LJUBLJANA (Reuters) - Slovenia’s President on Wednesday named former prime minister Janez Jansa, the head of the largest party in parliament, as a candidate for prime minister and asked parliament to confirm him.
Parliament is expected to confirm Slovenian Democratic Party (SDS) head Jansa in a secret vote next week. He will replace center-left Prime Minister Marjan Sarec, who resigned last month.
“In talks with parliamentary groups I established that the candidate enjoys majority support and that we can expect his confirmation (in parliament),” President Borut Pahor told a news conference.
The nomination comes a day after the SDS agreed a majority coalition with the center-left Party of Modern Centre (SMC), the conservative New Slovenia and the pensioners’ party Desus.
The four parties together hold 48 out of 90 seats in parliament, although one member of the SMC had said he would not support a government led by Jansa.
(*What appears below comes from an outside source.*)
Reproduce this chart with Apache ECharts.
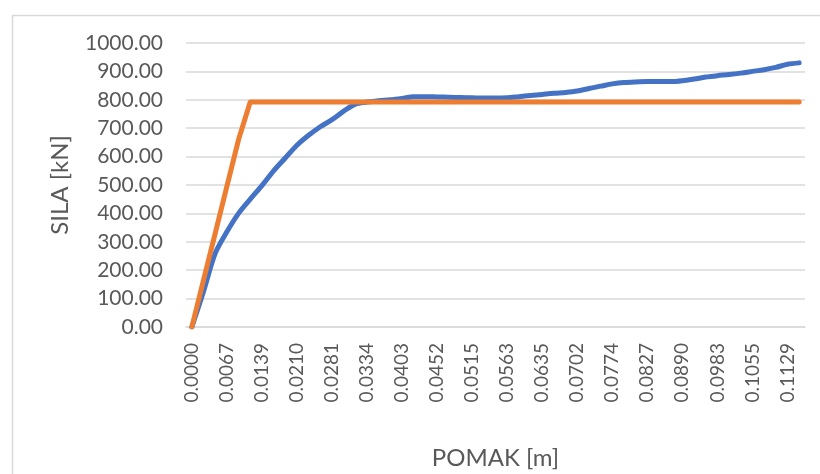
<!DOCTYPE html>
<html>
<head>
<meta charset="utf-8">
<script src="https://cdn.jsdelivr.net/npm/echarts@6/dist/echarts.min.js"></script>
<style>html,body{margin:0;padding:0;background:#fff}#c{width:820px;height:474px}</style>
</head>
<body>
<div id="c"></div>
<script>
// Categories: POMAK [m] (every third label is visible in the reference)
var categories = [
  '0.0000','0.0022','0.0045','0.0067','0.0091','0.0115','0.0139','0.0163','0.0186','0.0210',
  '0.0234','0.0257','0.0281','0.0299','0.0316','0.0334','0.0357','0.0380','0.0403','0.0419',
  '0.0435','0.0452','0.0473','0.0494','0.0515','0.0531','0.0547','0.0563','0.0587','0.0611',
  '0.0635','0.0657','0.0680','0.0702','0.0726','0.0750','0.0774','0.0792','0.0809','0.0827',
  '0.0848','0.0869','0.0890','0.0921','0.0952','0.0983','0.1007','0.1031','0.1055','0.1080',
  '0.1104','0.1129','0.1160'
];
// Blue series: measured force [kN]
var silaBlue = [
  0, 125, 259, 335, 400, 450, 498, 550, 595, 640,
  675, 705, 730, 760, 785, 792, 797, 800, 805, 811,
  811, 810, 809, 808, 807, 806, 806, 807, 811, 815,
  819, 823, 826, 831, 840, 848, 856, 861, 863, 864,
  864, 864, 867, 873, 880, 885, 889, 894, 900, 906,
  914, 925, 930
];
// Orange series: idealised bilinear force [kN]
var silaOrange = [
  0, 165, 330, 495, 660, 792, 792, 792, 792, 792,
  792, 792, 792, 792, 792, 792, 792, 792, 792, 792,
  792, 792, 792, 792, 792, 792, 792, 792, 792, 792,
  792, 792, 792, 792, 792, 792, 792, 792, 792, 792,
  792, 792, 792, 792, 792, 792, 792, 792, 792, 792,
  792, 792, 792
];
var yMin = 0, yMax = 1000, yStep = 100;

var chart = echarts.init(document.getElementById('c'), null, {renderer: 'canvas'});
var FONT = 'Lato';
chart.setOption({
  animation: false,
  backgroundColor: '#ffffff',
  graphic: [{
    type: 'rect', left: 10, top: 13, z: -10,
    shape: {width: 830, height: 480},
    style: {fill: 'none', stroke: '#d9d9d9', lineWidth: 1.5}
  }],
  grid: {left: 186, right: 15, top: 43, bottom: 147, containLabel: false, outerBoundsMode: 'none'},
  xAxis: {
    type: 'category',
    data: categories,
    boundaryGap: true,
    name: 'POMAK [m]',
    nameLocation: 'middle',
    nameGap: 119,
    nameTextStyle: {fontFamily: FONT, fontSize: 24, color: '#595959'},
    axisLine: {show: true, lineStyle: {color: '#d9d9d9', width: 1.5}},
    axisTick: {show: false},
    axisLabel: {
      interval: 2, rotate: 90, margin: 16,
      fontFamily: FONT, fontSize: 19, color: '#595959'
    },
    splitLine: {show: false}
  },
  yAxis: {
    type: 'value',
    min: yMin, max: yMax, interval: yStep,
    name: 'SILA [kN]',
    nameLocation: 'middle',
    nameGap: 114,
    nameTextStyle: {fontFamily: FONT, fontSize: 24, color: '#595959'},
    axisLine: {show: false},
    axisTick: {show: false},
    axisLabel: {
      margin: 23, fontFamily: FONT, fontSize: 21, color: '#595959',
      formatter: function (v) { return v.toFixed(2); }
    },
    splitLine: {lineStyle: {color: '#d9d9d9', width: 1.5}}
  },
  series: [
    {
      name: 'blue', type: 'line', data: silaBlue, showSymbol: false, smooth: 0.3,
      lineStyle: {color: '#4472C4', width: 5, cap: 'round', join: 'round'},
      itemStyle: {color: '#4472C4'}, z: 2
    },
    {
      name: 'orange', type: 'line', data: silaOrange, showSymbol: false,
      lineStyle: {color: '#ED7D31', width: 5, cap: 'round', join: 'round'},
      itemStyle: {color: '#ED7D31'}, z: 3
    }
  ]
});
</script>
</body>
</html>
Jansa told a news conference that his government will focus on improving the inefficient national health system, cutting red tape and decentralising the country. One of its main tasks will be presiding the European Union in the second half of 2021.
Jansa, 61, led the Slovenian government from 2004 to 2008 and from 2012 to 2013. He is close to Hungarian Prime Minister Viktor Orban and has advocated stricter border controls to prevent the inflow of illegal migrants.
His party is also pushing for the introduction of military conscription to increase the power of the army, currently run as a professional force.
Jansa told a news conference it will be necessary to amend the budget plan which was prepared by the outgoing government, but did not elaborate. The existing plan, as prepared by the outgoing government, envisages a budget surplus of about 1% of GDP this year and the next.
According to the coalition agreement his government will increase pensions and award more money from the budget to local municipalities.
After being confirmed by parliament, Jansa will have 15 days to present his government, which is expected to be confirmed by parliament by the end of March.
Sarec, who led the first minority government in Slovenia’s history, resigned because his cabinet did not have sufficient support in parliament to enforce important legislation. A regular parliamentary election is due in the middle of 2022.